AIM OF THE TASK:
Retype the lines beneath this one, from the first through the line containing "from bokeh.resources import INLINE". Pictures are left out.

GIVEN RECORDS:
=======
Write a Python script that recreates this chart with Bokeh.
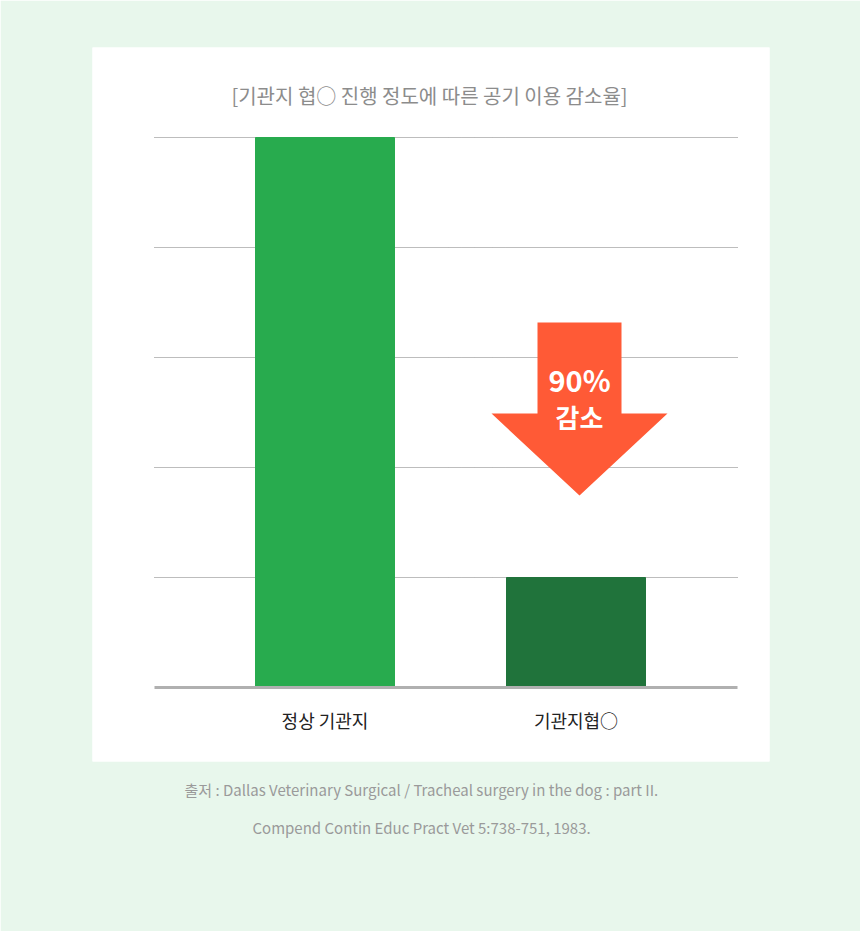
from bokeh.plotting import figure
from bokeh.models import Range1d, FixedTicker, ColumnDataSource, Label, Title
from bokeh.core.properties import value
from bokeh.embed import file_html
from bokeh.resources import INLINE

# ---- data ----
categories = ["정상 기관지", "기관지협○"]
values = [100, 20]
bar_colors = ["#28ab4e", "#20733b"]
grid_ticks = [20, 40, 60, 80, 100]
title_text = "[기관지 협○ 진행 정도에 따른 공기 이용 감소율]"
arrow_label = ["90%", "감소"]
source_lines = ["출저 : Dallas Veterinary Surgical / Tracheal surgery in the dog : part II.",
                "Compend Contin Educ Pract Vet 5:738-751, 1983."]

# ---- layout constants (pixels) ----
W, H = 860, 931
PX_X = 251.0            # pixels per category step
PX_Y = 5.5              # pixels per y unit
card_l, card_r, card_t, card_b = 92, 769, 47, 761
chart_l, chart_r, base_y = 154, 737, 687
bar_c0 = 324.5          # x pixel of first category centre

def dx(px):
    return (px - bar_c0) / PX_X

def dy(py):
    return (base_y - py) / PX_Y

GREEN_BG = "#e8f7ec"
FONT = "Noto Sans CJK KR"

p = figure(width=W, height=H, output_backend="svg", toolbar_location=None,
           x_range=Range1d(dx(card_l), dx(card_r)), y_range=Range1d(dy(card_b), dy(card_t)),
           min_border_left=card_l, min_border_right=W - card_r,
           min_border_top=card_t, min_border_bottom=H - card_b,
           border_fill_color=GREEN_BG, background_fill_color="white",
           outline_line_color=None)

idx = list(range(len(categories)))
src = ColumnDataSource(dict(x=idx, top=values, color=bar_colors))
p.vbar(x="x", top="top", width=139 / PX_X, color="color", source=src)

# arrow (decoration)
ax = dx(579)
sw, hw = 42 / PX_X, 88 / PX_X
y_top, y_head, y_tip = dy(322), dy(413), dy(495)
p.patch([ax - sw, ax + sw, ax + sw, ax + hw, ax, ax - hw, ax - sw],
        [y_top, y_top, y_head, y_head, y_tip, y_head, y_head],
        fill_color="#ff5a36", line_color=None)
p.text(x=[ax], y=[dy(378.5)], text=[arrow_label[0]],
       text_font=value(FONT), text_font_size="29px", text_font_style="bold",
       text_color="white", text_align="center", text_baseline="middle")
p.text(x=[ax], y=[dy(416)], text=[arrow_label[1]],
       text_font=value(FONT), text_font_size="26px", text_font_style="bold",
       text_color="white", text_align="center", text_baseline="middle")

# grid
p.yaxis.visible = False
p.xgrid.visible = False
p.ygrid.ticker = FixedTicker(ticks=grid_ticks)
p.ygrid.grid_line_color = "#7a7a7a"
p.ygrid.grid_line_dash = "1 1"
p.ygrid.grid_line_width = 1
p.ygrid.cross_bounds = (dx(chart_l), dx(chart_r))

# x axis drawn at y = 0 inside the card
xa = p.xaxis[0]
xa.fixed_location = 0
xa.bounds = (dx(chart_l), dx(chart_r))
xa.ticker = FixedTicker(ticks=idx)
xa.major_label_overrides = {i: c for i, c in enumerate(categories)}
xa.axis_line_color = "#b0b0b0"
xa.axis_line_width = 3
xa.major_tick_line_color = None
xa.minor_tick_line_color = None
xa.major_label_text_font = FONT
xa.major_label_text_font_size = "18px"
xa.major_label_text_color = "#222222"
xa.major_label_standoff = 13

# chart title inside the card
p.add_layout(Label(x=dx(429), y=dy(95), text=title_text, text_font=FONT,
                   text_font_size="20px", text_color="#8c8c8c",
                   text_align="center", text_baseline="middle"))

# source lines under the card
for line, off, so in zip(source_lines, [92, 160], [30, 0]):
    p.add_layout(Title(text=line, text_font=FONT, text_font_size="15px",
                       text_font_style="normal", text_color="#9a9a9a",
                       align="left", offset=off, standoff=so), "below")

open("out.html", "w").write(file_html(p, INLINE))
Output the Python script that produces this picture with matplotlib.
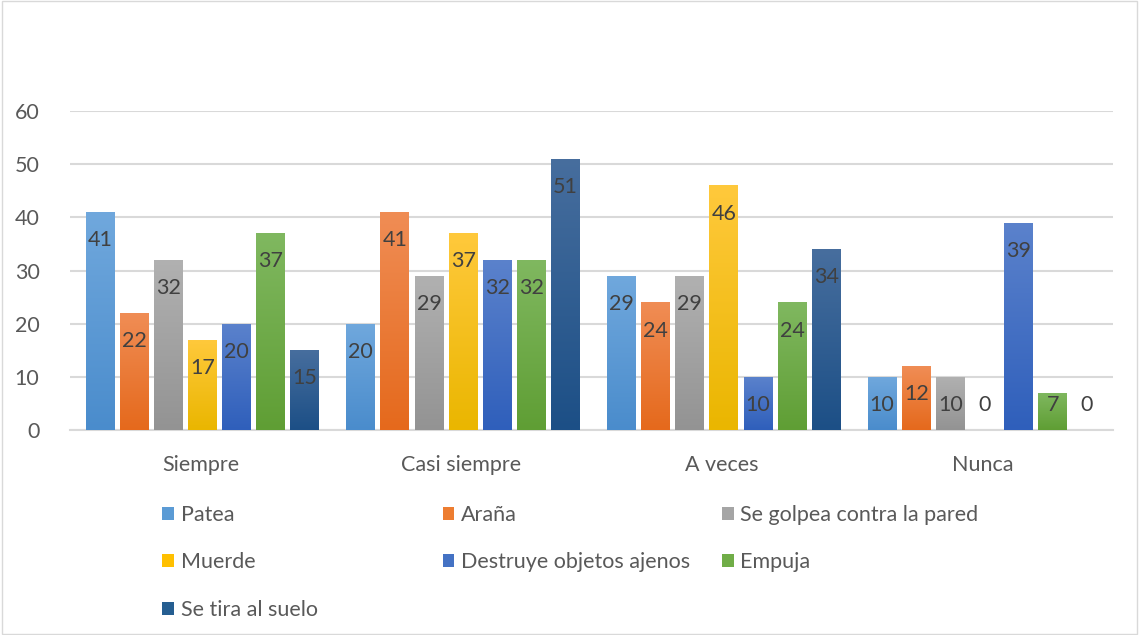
import matplotlib
matplotlib.use("Agg")
import matplotlib.pyplot as plt
import numpy as np
from matplotlib.colors import LinearSegmentedColormap
from matplotlib.patches import Rectangle, Patch

categories = ["Siempre", "Casi siempre", "A veces", "Nunca"]
series_names = ["Patea", "Araña", "Se golpea contra la pared", "Muerde",
                "Destruye objetos ajenos", "Empuja", "Se tira al suelo"]
patea = [41, 20, 29, 10]
arana = [22, 41, 24, 12]
golpea = [32, 29, 29, 10]
muerde = [17, 37, 46, 0]
destruye = [20, 32, 10, 39]
empuja = [37, 32, 24, 7]
tira = [15, 51, 34, 0]
series_values = [patea, arana, golpea, muerde, destruye, empuja, tira]
y_ticks = [0, 10, 20, 30, 40, 50, 60]

base_colors = ["#5B9BD5", "#ED7D31", "#A5A5A5", "#FFC000", "#4472C4", "#70AD47", "#255E91"]
top_colors = ["#70a8dd", "#f08d55", "#b1b1b1", "#ffc93c", "#5b82cc", "#80b860", "#476e9e"]
bot_colors = ["#4a8ccc", "#e5691c", "#939393", "#eab600", "#2f5fbb", "#5f9e34", "#1c4f86"]

plt.rcParams['font.family'] = ['Lato', 'DejaVu Sans']
text_col = "#595959"
fs = 15.5

fig = plt.figure(figsize=(11.39, 6.35), dpi=100)
ax = fig.add_axes([0.0615, 0.3228, 0.9155, 0.5024])

n = len(series_names)
pitch = 0.131
width = 0.111
x = np.arange(len(categories))
grad = np.linspace(0, 1, 256).reshape(-1, 1)

for i, (name, vals) in enumerate(zip(series_names, series_values)):
    offs = (i - (n - 1) / 2) * pitch + 0.008
    bars = ax.bar(x + offs, vals, width, color=base_colors[i], zorder=3, label=name)
    cmap = LinearSegmentedColormap.from_list(f"g{i}", [bot_colors[i], top_colors[i]])
    for b, v in zip(bars, vals):
        x0 = b.get_x()
        if v > 0:
            im = ax.imshow(grad, extent=[x0, x0 + width, 0, v], origin='lower',
                           aspect='auto', cmap=cmap, zorder=3.5, interpolation='bilinear')
            im.set_clip_path(b)
        ly = max(v - 5.3, 4.7)
        ax.text(x0 + width / 2, ly, str(v), ha='center', va='center',
                fontsize=fs, color="#404040", zorder=5)

ax.set_xlim(-0.5, len(categories) - 0.5)
ax.set_ylim(0, 60)
ax.set_yticks(y_ticks)
ax.set_yticklabels([str(t) for t in y_ticks])
ax.set_xticks(x)
ax.set_xticklabels(categories)
ax.tick_params(axis='both', length=0, labelsize=fs, colors=text_col)
ax.tick_params(axis='x', pad=18)
ax.tick_params(axis='y', pad=22)
ax.grid(axis='y', color="#d9d9d9", linewidth=1.5, zorder=0)
ax.set_axisbelow(True)
for s in ["top", "right", "left"]:
    ax.spines[s].set_visible(False)
ax.spines["bottom"].set_color("#d9d9d9")
ax.spines["bottom"].set_linewidth(1.5)

# legend: three columns placed like the original
handles = [Patch(facecolor=c) for c in base_colors]
cols = [[0, 3, 6], [1, 4], [2, 5]]
col_x = [0.1425, 0.3885, 0.634]
for cx, idxs in zip(col_x, cols):
    leg = fig.legend([handles[k] for k in idxs], [series_names[k] for k in idxs],
                     loc='upper left', bbox_to_anchor=(cx, 0.205), frameon=False,
                     fontsize=fs, handlelength=0.55, handleheight=0.55,
                     handletextpad=0.3, labelspacing=1.28, borderaxespad=0,
                     borderpad=0)
    for t in leg.get_texts():
        t.set_color(text_col)

fig.patches.append(Rectangle((0.002, 0.002), 0.996, 0.996, transform=fig.transFigure,
                             fill=False, edgecolor="#d9d9d9", linewidth=1))

fig.savefig("out.png", dpi=100)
=======
EXERCISE OUTPUT:
Write a Python script that recreates this chart with Bokeh.
from bokeh.plotting import figure
from bokeh.models import Range1d, FixedTicker, ColumnDataSource, Label, Title
from bokeh.core.properties import value
from bokeh.embed import file_html
from bokeh.resources import INLINE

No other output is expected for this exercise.